On the market, ACB lost C$33.94 per share for fiscal year 2020, much more than the C$17.50, which analysts were predicting. In fact, numbers were terrible all around. As Barron’s reported, “Aurora’s fiscal fourth-quarter revenue hit C$72.1 million. Cannabis net revenue was C$67.5 million. Those figures were down 5% and 3% from the prior quarter. Sales of cannabis to consumers totaled C$35.3 million, down 9% from the third quarter.”
As expected, the company had plenty of write-downs to go around, according to Barron’s. They wrote down goodwill and intangible assets by C$1.6 billion and had fixed-asset impairment charges of C$86.5. Additionally, the once king of weed in Canada had “C$135.1 million charge for the carrying value of some inventory.”
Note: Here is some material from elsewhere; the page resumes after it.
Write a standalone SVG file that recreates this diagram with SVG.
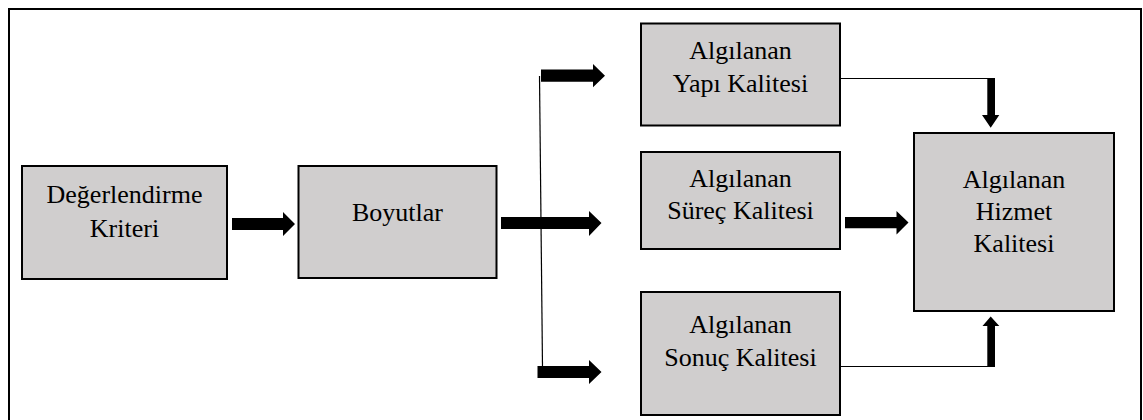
<svg xmlns="http://www.w3.org/2000/svg" width="1143" height="420" viewBox="0 0 1143 420">
  <style>
    .box { fill: #d0cece; stroke: #000; stroke-width: 2; }
    .lbl { font-size: 26px; fill: #000; text-anchor: middle; }
    .thin { stroke: #000; stroke-width: 1.2; fill: none; }
    .blk { fill: #000; stroke: none; }
  </style>
  <rect width="1143" height="420" fill="#fff"/>
  <!-- frame -->
  <rect x="9" y="9" width="1132" height="440" fill="none" stroke="#000" stroke-width="2"/>

  <g font-family="Liberation Serif, DejaVu Serif, serif">
  <g id="degerlendirme">
    <rect class="box" x="22" y="166" width="205" height="113"/>
    <text class="lbl" x="124.5" y="203">Değerlendirme</text>
    <text class="lbl" x="124.5" y="237">Kriteri</text>
  </g>
  <g id="boyutlar">
    <rect class="box" x="298.5" y="166" width="198" height="112"/>
    <text class="lbl" x="397.5" y="221">Boyutlar</text>
  </g>
  <g id="yapi">
    <rect class="box" x="641" y="23.5" width="199" height="102"/>
    <text class="lbl" x="740.5" y="59">Algılanan</text>
    <text class="lbl" x="740.5" y="92">Yapı Kalitesi</text>
  </g>
  <g id="surec">
    <rect class="box" x="641" y="152" width="199" height="97"/>
    <text class="lbl" x="740.5" y="187">Algılanan</text>
    <text class="lbl" x="740.5" y="219">Süreç Kalitesi</text>
  </g>
  <g id="sonuc">
    <rect class="box" x="641" y="292" width="199" height="123"/>
    <text class="lbl" x="740.5" y="333">Algılanan</text>
    <text class="lbl" x="740.5" y="366">Sonuç Kalitesi</text>
  </g>
  <g id="hizmet">
    <rect class="box" x="914" y="133" width="200" height="178"/>
    <text class="lbl" x="1014" y="188">Algılanan</text>
    <text class="lbl" x="1014" y="220">Hizmet</text>
    <text class="lbl" x="1014" y="252">Kalitesi</text>
  </g>
  </g>

  <g id="connectors">
    <!-- thin branch lines -->
    <line class="thin" x1="539.5" y1="76" x2="542.5" y2="367"/>
    <line class="thin" x1="840" y1="78.5" x2="991" y2="78.5"/>
    <line class="thin" x1="840" y1="366.5" x2="991" y2="366.5"/>
    <!-- block arrows -->
    <polygon class="blk" points="232,218 283,218 283,212 295,224 283,236 283,230 232,230"/>
    <polygon class="blk" points="501,217 589,217 589,211 601.5,223 589,236 589,229 501,229"/>
    <polygon class="blk" points="541,69.5 593,69.5 593,64 605,75.7 593,87.3 593,81.7 541,81.7"/>
    <polygon class="blk" points="537.5,366 589,366 589,360 601.5,372 589,384 589,378 537.5,378"/>
    <polygon class="blk" points="845,217 896.5,217 896.5,211 908.5,222.5 896.5,234.5 896.5,228.3 845,228.3"/>
    <polygon class="blk" points="987.3,78 995,78 995,115 999.3,115 990.7,127.7 982,115 987.3,115"/>
    <polygon class="blk" points="987.3,367 995,367 995,326 999.3,326 990.7,316.5 982.5,326 987.3,326"/>
  </g>
</svg>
New CEO Miguel Martin tried to put a positive spin on the situation, telling investors that the company is burning through cash at a better rate than it was before, though that may be of little consolation.
“My focus is therefore to re-position the Canadian consumer business immediately,” Martin said, according to Barron’s. “We look to expand beyond the value flower segment, leverage our capabilities in science and product innovation and put our effort on a finite number of emerging growth formats.”
Meanwhile, Dr. Jason Dyck also stepped down from Aurora’s board of directors, and the company stock fell 22 percent to $5.67 on Wednesday.